Acontece, porem, que no projecto em discussão as cousas são postas de maneira que o saldo a favor do Estado só depois de approvado por lei tem de ser pago pela Casa Real.

Quer dizer, o saldo liquidado pela commissão burocratica contra o Estado é definitivo e logo exequivel; mas o saldo liquidado contra a Casa Real pela mesma commissão não é definitivo, e só é exequivel depois de approvado por lei. Em favor da Casa Real estabelece-se, como garantia contra a resolução injusta da commissão burocratica, a intervenção do poder legislativo, que aliás só lhe pode ser util e jamais nociva. O Estado... esse é relaxado ao arbitrio da commissão burocratica, sem nenhuma especie de recurso ou controle

Repugna francamente esta diversidade de criterios.

É certo que o Digno Par Dias Costa, o illustre Ministro da Fazenda e o nobre Presidente do Conselho de Ministros significaram claramente na ultima sessão, a proposito de uma interrupção feita por mim, aquelle Digno Par, que o parecer ou decisão da commissão burocratica teria de ser sub-mettida sempre e em todos os casos á sancção parlamentar; mas isso não é evidentemente o que está no artigo 5.° do projecto, que diz assim:

Uma commissão presidida... e composta de será incumbida da liquidação de contas entre o Estado e a Fazenda da Casa Real; e a quantia que for reconhecida como saldo a favor do Estado, depois de approvada por lei, será paga pela Fazenda da Casa Real, em prestações annuaes, não inferiores a 5 por cento d’essa quantia até integral pagamento.
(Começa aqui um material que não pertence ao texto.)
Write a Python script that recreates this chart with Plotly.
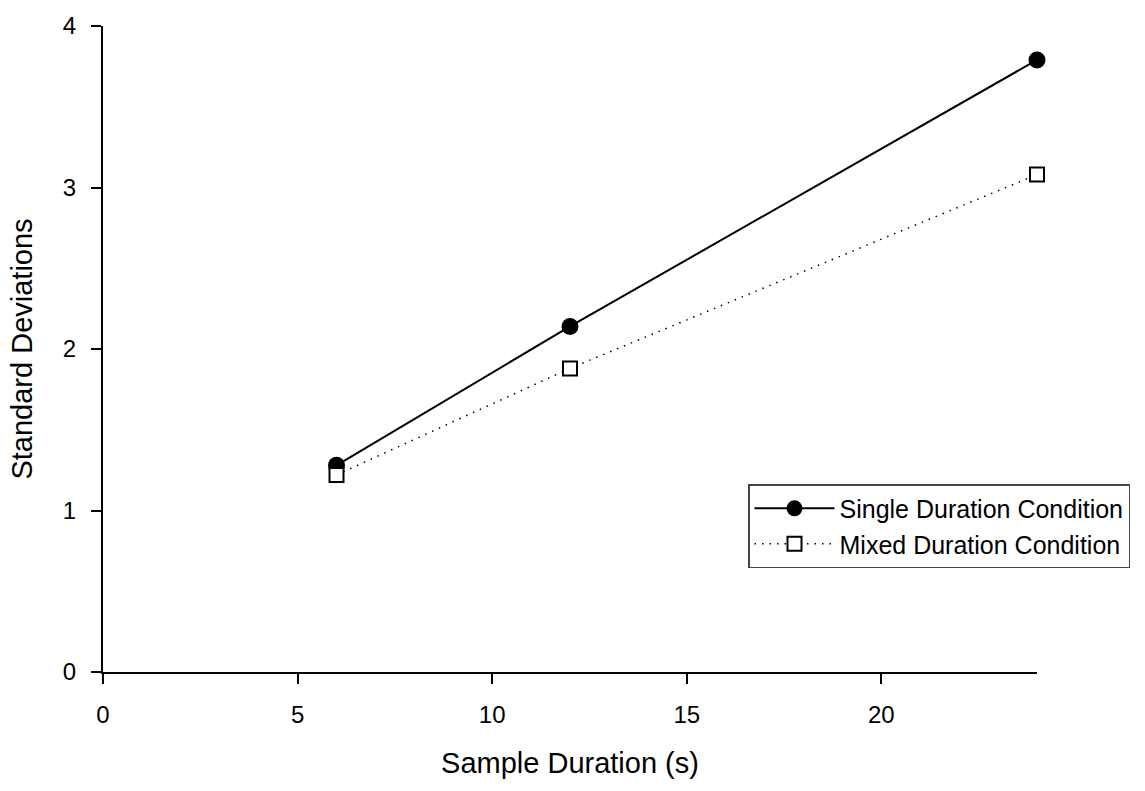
import plotly.graph_objects as go

# Sample durations (s) and standard deviations per condition
durations = [6, 12, 24]
single_sd = [1.28, 2.14, 3.79]
mixed_sd = [1.22, 1.88, 3.08]

x_ticks = [0, 5, 10, 15, 20]
y_ticks = [0, 1, 2, 3, 4]

FONT = "Liberation Sans, Arial, sans-serif"

fig = go.Figure()
fig.add_trace(go.Scatter(
    x=durations, y=single_sd, mode="lines+markers",
    name="Single Duration Condition",
    line=dict(color="black", width=2),
    marker=dict(symbol="circle", size=17, color="black"),
    cliponaxis=False,
))
fig.add_trace(go.Scatter(
    x=durations, y=mixed_sd, mode="lines+markers",
    name="Mixed Duration Condition",
    line=dict(color="black", width=1.5, dash="1.5px,6px"),
    marker=dict(symbol="square", size=14, color="white",
                line=dict(color="black", width=2)),
    cliponaxis=False,
))

axis_common = dict(
    showgrid=False, zeroline=False, showline=True, linecolor="black",
    linewidth=2, ticks="outside", ticklen=10, tickwidth=2,
    tickcolor="black", tickfont=dict(family=FONT, size=24, color="black"),
)

fig.update_layout(
    width=1145, height=791,
    margin=dict(l=103, r=108, t=19, b=119),
    paper_bgcolor="white", plot_bgcolor="white",
    font=dict(family=FONT, color="black"),
    xaxis=dict(range=[0, 24], tickvals=x_ticks, ticklabelstandoff=10,
               title=dict(text="Sample Duration (s)",
                          font=dict(family=FONT, size=29), standoff=26),
               **axis_common),
    yaxis=dict(range=[0, 4], tickvals=y_ticks, ticklabelstandoff=10,
               title=dict(text="Standard Deviations",
                          font=dict(family=FONT, size=29), standoff=22),
               **axis_common),
    legend=dict(x=(1130 - 103) / 934, y=(672 - 482) / 653,
                xanchor="right", yanchor="top",
                bgcolor="white", bordercolor="#444", borderwidth=1.5,
                font=dict(family=FONT, size=25), itemwidth=80,
                tracegroupgap=0),
    showlegend=True,
)

fig.write_html("out.html")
A intervenção do Parlamento e a approvação por lei só teem logar no caso de haver saldo a favor do Estado. Sem duvida alguma, é isto o que está no artigo 5.°, e não aquillo que o Digno Par Sr. Dias Costa e aquelles illustres Ministros disseram. E d'este modo o argumento formulado contra o projecto fica integro e irrefutavel.

E depois na mesma intervenção das Côrtes neste negocio, segundo o projecto, ha menoscabo ainda para a instituição parlamentar, porque o poder legislativo tem de limitar-se a approvar ou rejeitar esse saldo, sem o poder diminuir nem aumentar; o que repugna á dignidade do Parlamento e até ao senso commum.